The Effective Federal Funds Rate and the Target Range1
The Effective Federal Funds Rate (EFFR) has ticked up within the 25 basis point
target range since the beginning of 2016, with the spread between the EFFR and the
Interest on Excess Reserves (IOER) rate averaging 7 basis points and printing as narrow
as 6 basis points in recent weeks (see Figure 1). The expectation is that the EFFR will
remain below the IOER rate in the near term although there is likely to be continued
tightening in the spread from a variety of factors. In particular, market commentary is
pointing to the possibility that the spread will narrow a few more basis points over the
remainder of 2018; a couple of dealers expect the EFFR to reach the IOER rate by early
2019 as a result of declines in reserves and, to a lesser extent, the removal of a 4½ basis
points FDIC surcharge for large domestic banks. 2
This memo analyzes the factors contributing to the recent and potential increases
in the EFFR relative to the IOER rate. Then the discussion turns to actions policymakers
could consider to reduce the risk that the EFFR would move above the top of the target
range while balance sheet normalization proceeds.

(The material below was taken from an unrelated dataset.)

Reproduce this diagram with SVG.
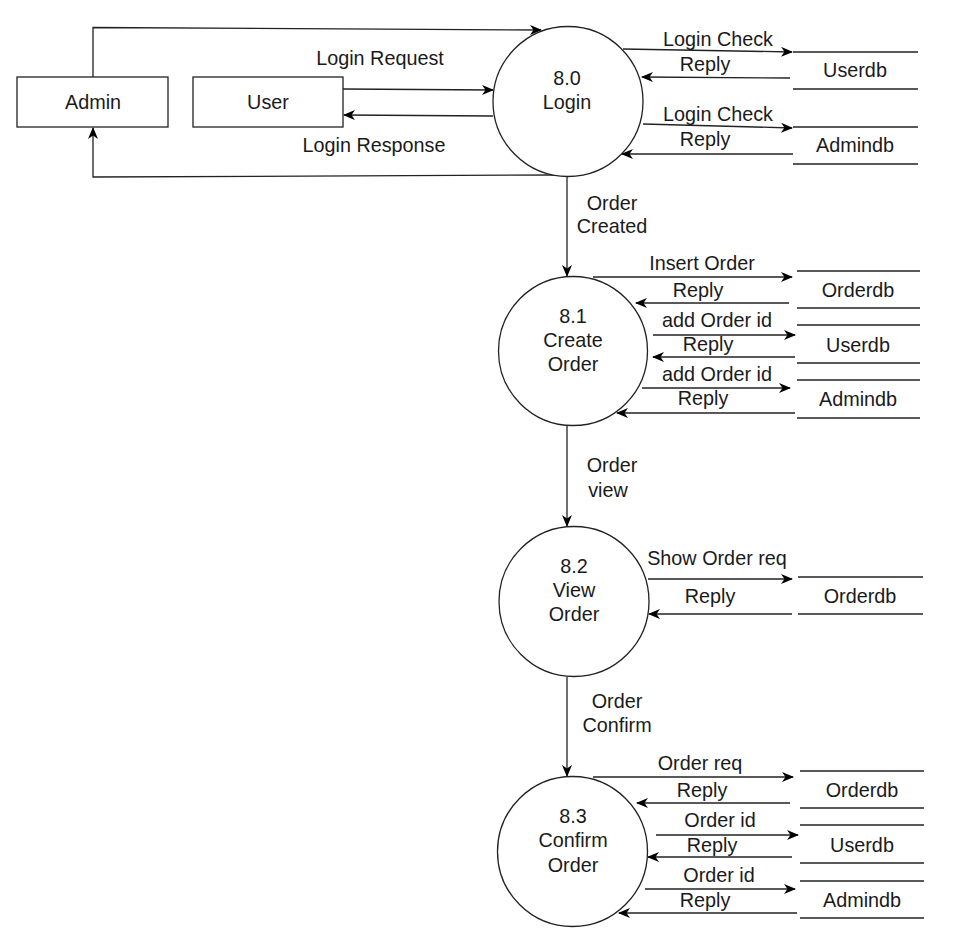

Specifically, the memo discusses the
possibility of lowering the interest rates on both excess and required reserves (so called,
IOR rates) by 5 basis points relative to the top of the target rate.

1

Board of Governors: Matteo Crosignani, Jeff Huther, Jane Ihrig, Joshua Louria; Federal Reserve Bank of
New York: Julie Remache, Will Riordan, Joseph Wang, Jacqueline Yen
2
The Desk’s May Survey of Primary Dealers and Survey of Market Participants will be asking for
forecasts for the IOER-EFFR spread and for respondents to rate various factors influencing the change in
the spread.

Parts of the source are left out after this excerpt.